Are you afraid of God? Millions of Americans seem to be. Their fear is tied to their belief in eternal damnation in Hell. The Hebrew Bible, the Christian Old Testament, knows nothing about this. For the early Hebrews, everyone suffered the same fate: We all went to Sheol, a lifeless place similar to a Motel 6 where they forgot to leave the light on for you.
Hell comes to us via the rabbis who probably borrowed the idea from Zoroastrianism. The rabbis made little use of the idea, while their Christian rivals seem to obsess over it.
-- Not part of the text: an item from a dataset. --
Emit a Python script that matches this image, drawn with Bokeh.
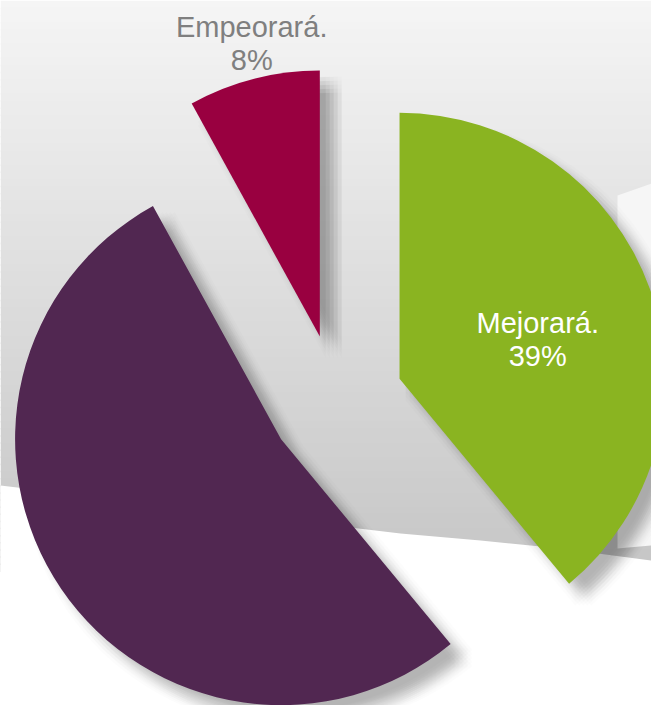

Oliver Thomas writes about this in USA TODAY (Monday 8/8/11). According to Thomas, when Jesus speaks of “eternal” punishment, the Greek New Testament uses the word aionos, which is better understood as “final” rather “eternal.” And almost every reference to Hell is a reference to Gehenna, the valley on the south side of Jerusalem where garbage was dumped in Jesus’ day. Jesus’ message was this: Change your life (teshuvah in the Hebrew, repent in English) or your final destination will be the garbage dump. Or, as Rev. Thomas puts it, repent or you wind up wasting your life.
If Jesus did not teach eternal damnation, why insist he did?
The answer, I think, is simple: Fear brings power. The only way we can get people to follow stupid ideas is to scare them out of thinking any other ideas. This is what fundamentalism does to people. It robs them of the ability to think by scaring them away from questioning their beliefs at all.
If the motivations of the masters of this madness are clear—fear brings them power—it still leaves us with the question as to why people adhere to these ideas. To be blunt: Why volunteer to follow a preacher who preaches a sadistic god and a religion of hate? I can only think of one reason: The people who follow sadists are themselves sadistic.
When I suggest this to fundamentalists, they are horrified and claim they do not believe in eternal hellfire for their own benefit but because this is what the Bible teaches. This is, of course, nonsense. The Bible can be read many different ways. There are as many love-based versions of Christianity, for example, as there are fear-based ones. So why choose fear over love, torture over forgiveness, anger over compassion? There can only be one answer: They like the fate that befalls those who disagree with them. They are sadist.
I find this answer inescapable and very troubling. Please show me where I am wrong.